→ **GOAL**
Pictures stay out of the copy; restate everything else in the material exactly.

→ **SOURCE EXCERPT**
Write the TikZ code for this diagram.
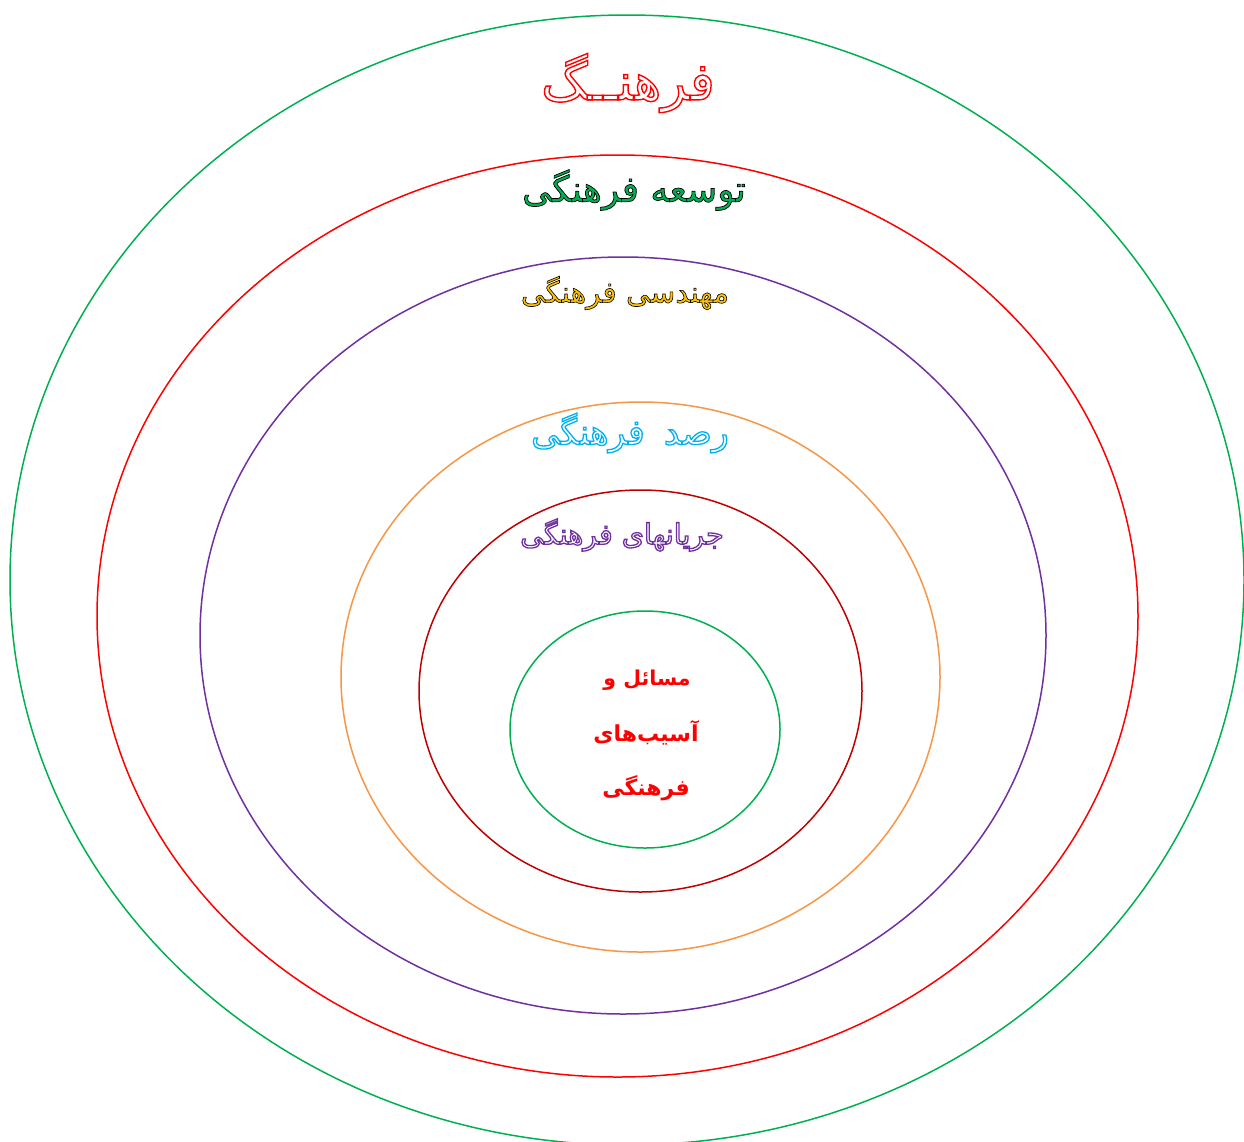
\documentclass[tikz,border=0pt]{standalone}
\usepackage{fontspec}
\TeXXeTstate=1
\newfontfamily\arabicfont[Script=Arabic]{DejaVu Sans}
\newfontfamily\arabicbold[Script=Arabic]{DejaVu Sans Bold}
\definecolor{cgreen}{HTML}{00B050}
\definecolor{cred}{HTML}{FF0000}
\definecolor{cpurple}{HTML}{7030A0}
\definecolor{corange}{HTML}{F79646}
\definecolor{cdarkred}{HTML}{C00000}
\definecolor{cgold}{HTML}{FFC000}
\definecolor{ccyan}{HTML}{00B0F0}
\newcommand\outlinetxt[2]{\special{pdf:literal direct #1}#2\special{pdf:literal direct 0 Tr 1 w}}
\tikzset{
  ring/.style={line width=1.5pt},
  lbl/.style={inner sep=0pt, font=\arabicfont},
}
\begin{document}
\begin{tikzpicture}[x=1pt,y=-1pt]
\useasboundingbox (0,0) rectangle (1244,1141);
\clip (0,0) rectangle (1244,1141);
\fill[white] (0,0) rectangle (1244,1141);
\draw[ring,cgreen] (627,580) ellipse [x radius=617, y radius=565];
\draw[ring,cred] (617.5,616) ellipse [x radius=520.5, y radius=461];
\draw[ring,cpurple] (623,635.5) ellipse [x radius=423, y radius=378.5];
\draw[ring,corange] (640.5,677) ellipse [x radius=299.5, y radius=275];
\draw[ring,cdarkred] (640.5,691) ellipse [x radius=221.5, y radius=201];
\draw[ring,cgreen] (645,729.5) ellipse [x radius=135, y radius=118.5];

\node[lbl, text=cred, font=\arabicfont\fontsize{52}{62}\selectfont] (t1) at (628,83) {\outlinetxt{1 Tr 1.4 w}{\beginR فرهنــگ\endR}};
\node[lbl, text=cgreen, font=\arabicfont\fontsize{36}{44}\selectfont] (t2) at (634,190) {\outlinetxt{0 0 0 RG 2 Tr 0.7 w}{\beginR توسعه فرهنگی\endR}};
\node[lbl, text=cgold, font=\arabicfont\fontsize{29.5}{36}\selectfont] (t3) at (625,293) {\outlinetxt{0 0 0 RG 2 Tr 0.6 w}{\beginR مهندسی فرهنگی\endR}};
\node[lbl, text=ccyan, font=\arabicfont\fontsize{35}{42}\selectfont] (t4) at (630,433) {\outlinetxt{1 Tr 1.3 w}{\beginR رصد\hspace{8pt} فرهنگی\endR}};
\node[lbl, text=cpurple, font=\arabicfont\fontsize{28.5}{36}\selectfont] (t5) at (622,535) {\outlinetxt{1 Tr 1.3 w}{\beginR جریانهای فرهنگی\endR}};

\node[lbl, text=cred, font=\arabicbold\fontsize{20.5}{26}\selectfont] (c1) at (647,680) {\beginR مسائل و\endR};
\node[lbl, text=cred, font=\arabicbold\fontsize{22}{28}\selectfont] (c2) at (646,733) {\beginR آسیب‌های\endR};
\node[lbl, text=cred, font=\arabicbold\fontsize{22}{28}\selectfont] (c3) at (646,788) {\beginR فرهنگی\endR};
\end{tikzpicture}
\end{document}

→ **CORRECT RESULT**
Write the TikZ code for this diagram.
\documentclass[tikz,border=0pt]{standalone}
\usepackage{fontspec}
\TeXXeTstate=1
\newfontfamily\arabicfont[Script=Arabic]{DejaVu Sans}
\newfontfamily\arabicbold[Script=Arabic]{DejaVu Sans Bold}
\definecolor{cgreen}{HTML}{00B050}
\definecolor{cred}{HTML}{FF0000}
\definecolor{cpurple}{HTML}{7030A0}
\definecolor{corange}{HTML}{F79646}
\definecolor{cdarkred}{HTML}{C00000}
\definecolor{cgold}{HTML}{FFC000}
\definecolor{ccyan}{HTML}{00B0F0}
\newcommand\outlinetxt[2]{\special{pdf:literal direct #1}#2\special{pdf:literal direct 0 Tr 1 w}}
\tikzset{
  ring/.style={line width=1.5pt},
  lbl/.style={inner sep=0pt, font=\arabicfont},
}
\begin{document}
\begin{tikzpicture}[x=1pt,y=-1pt]
\useasboundingbox (0,0) rectangle (1244,1141);
\clip (0,0) rectangle (1244,1141);
\fill[white] (0,0) rectangle (1244,1141);
\draw[ring,cgreen] (627,580) ellipse [x radius=617, y radius=565];
\draw[ring,cred] (617.5,616) ellipse [x radius=520.5, y radius=461];
\draw[ring,cpurple] (623,635.5) ellipse [x radius=423, y radius=378.5];
\draw[ring,corange] (640.5,677) ellipse [x radius=299.5, y radius=275];
\draw[ring,cdarkred] (640.5,691) ellipse [x radius=221.5, y radius=201];
\draw[ring,cgreen] (645,729.5) ellipse [x radius=135, y radius=118.5];

\node[lbl, text=cred, font=\arabicfont\fontsize{52}{62}\selectfont] (t1) at (628,83) {\outlinetxt{1 Tr 1.4 w}{\beginR فرهنــگ\endR}};
\node[lbl, text=cgreen, font=\arabicfont\fontsize{36}{44}\selectfont] (t2) at (634,190) {\outlinetxt{0 0 0 RG 2 Tr 0.7 w}{\beginR توسعه فرهنگی\endR}};
\node[lbl, text=cgold, font=\arabicfont\fontsize{29.5}{36}\selectfont] (t3) at (625,293) {\outlinetxt{0 0 0 RG 2 Tr 0.6 w}{\beginR مهندسی فرهنگی\endR}};
\node[lbl, text=ccyan, font=\arabicfont\fontsize{35}{42}\selectfont] (t4) at (630,433) {\outlinetxt{1 Tr 1.3 w}{\beginR رصد\hspace{8pt} فرهنگی\endR}};
\node[lbl, text=cpurple, font=\arabicfont\fontsize{28.5}{36}\selectfont] (t5) at (622,535) {\outlinetxt{1 Tr 1.3 w}{\beginR جریانهای فرهنگی\endR}};

\node[lbl, text=cred, font=\arabicbold\fontsize{20.5}{26}\selectfont] (c1) at (647,680) {\beginR مسائل و\endR};
\node[lbl, text=cred, font=\arabicbold\fontsize{22}{28}\selectfont] (c2) at (646,733) {\beginR آسیب‌های\endR};
\node[lbl, text=cred, font=\arabicbold\fontsize{22}{28}\selectfont] (c3) at (646,788) {\beginR فرهنگی\endR};
\end{tikzpicture}
\end{document}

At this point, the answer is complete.